Many a Board of Trade guy has gotten on the wrong train.
The first time I did was in the summer of 1988, on a Friday night, drinking Old Style with the older guys I worked with at Continental Grain. I was twenty-one, living back at my Oldman’s house in Oak Park, thinking I knew more than I did.
I jumped on the Lake/Dan Ryan line heading west and passed out somewhere between confidence and stupidity. Back then, Lake Street ran straight through the West Side and tied into the Dan Ryan which headed south. I slept through Ridgeland, all the way to the end of the line at Harlem/Lake. The train turned around and headed back toward the Loop with one drunk kid stretched out, learning a lesson the long way.
By the time we turned south again, rolling past Old Sox Park, past 47th, stopping at 63rd, an older Black woman leaned over and told me plainly: "You’re on the wrong train, in the wrong part of town, for a white boy.
She wasn’t rude.
She wasn’t dramatic.
She was a guardian angel.
I thanked her, got off at 69th Street, and stood on the platform waiting for a northbound train. My eyes wide open and my heart pounding. I didn’t sleep a wink the rest of the way home. I was scared the whole ride, and I deserved every second of it.
When I finally walked in the back door, my dad was sitting in the family room, awake.
“Where the hell have you been?”
I told him the story. He shook his head once and said, “Go to bed.”

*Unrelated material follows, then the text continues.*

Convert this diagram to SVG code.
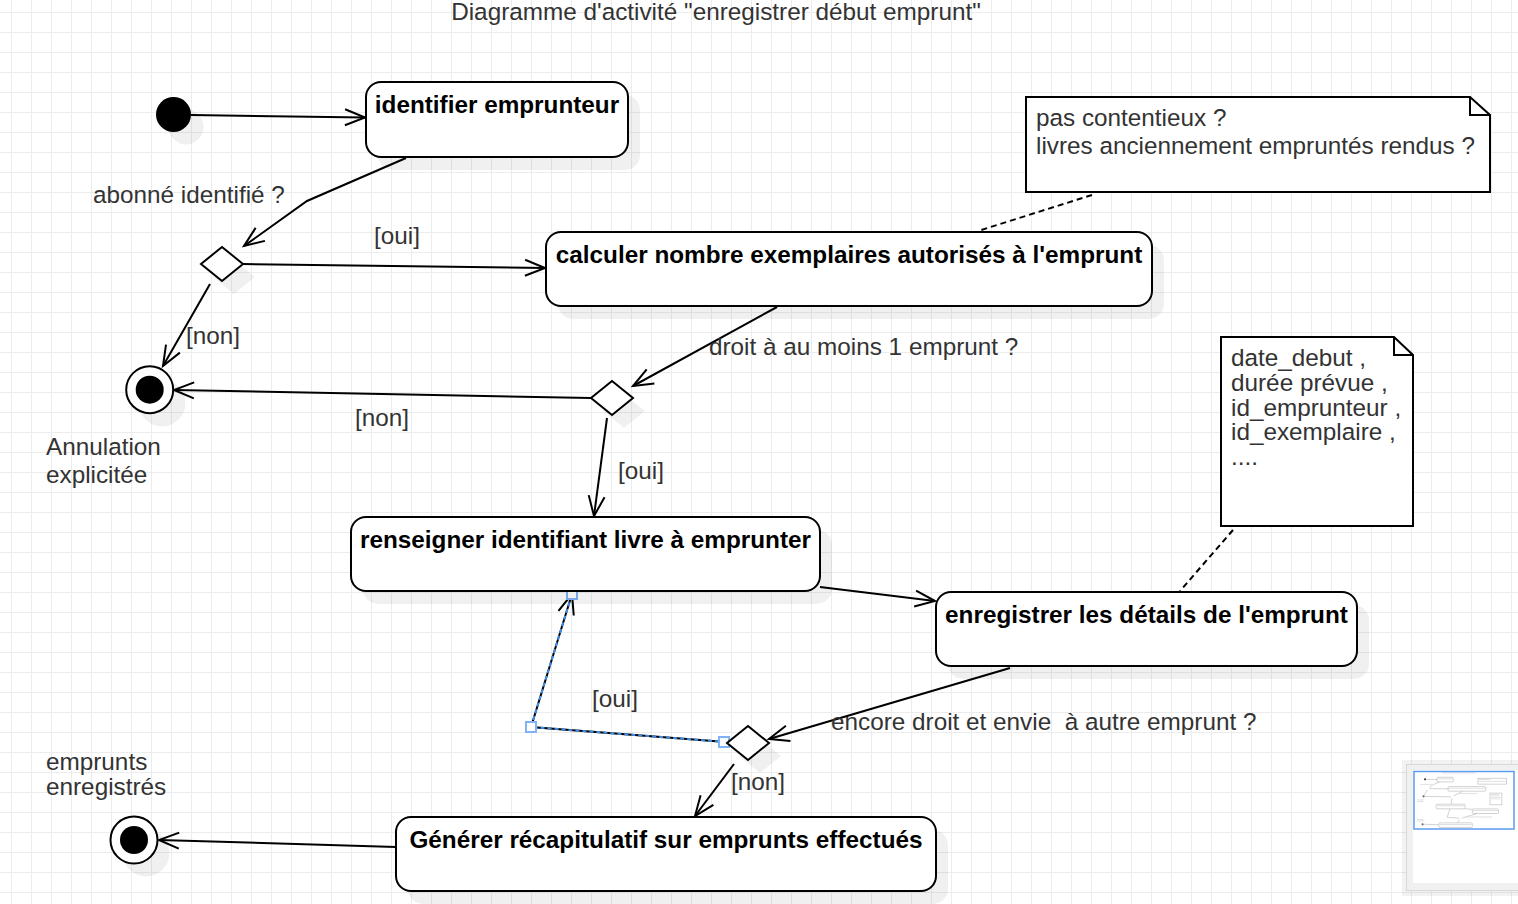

I never passed out on the CTA again.
Years later, I made one more train mistake. I took an express by mistake out to Aurora when I was living along the BNSF line. Terese came and got me: George packed in the back seat. I figured I was headed straight to the doghouse, but George was having trouble sleeping, and that long drive knocked him right out. Sometimes grace shows up when you least deserve it.
I didn’t pay an expensive price for either trip. I learned and I remembered.
The longer you stay on the wrong train, the more expensive it is to get home. Luckily, I didn't get robbed and thank goodness George was cranky that night.
Today is National Bacon Day. I bake mine in the oven. Nothing says good morning like a couple of sunny-side-up eggs, hash browns with onions, buttered rye toast, a cup of black coffee, and four or five strips of bacon cooked medium to medium-well.
Sunrise today was 7:17 AM... still late but getting there. We are on the last fumes of ’25.
Finish strong.
Take the A Train Chalkheads, have some bacon, and don’t sleep through your stop.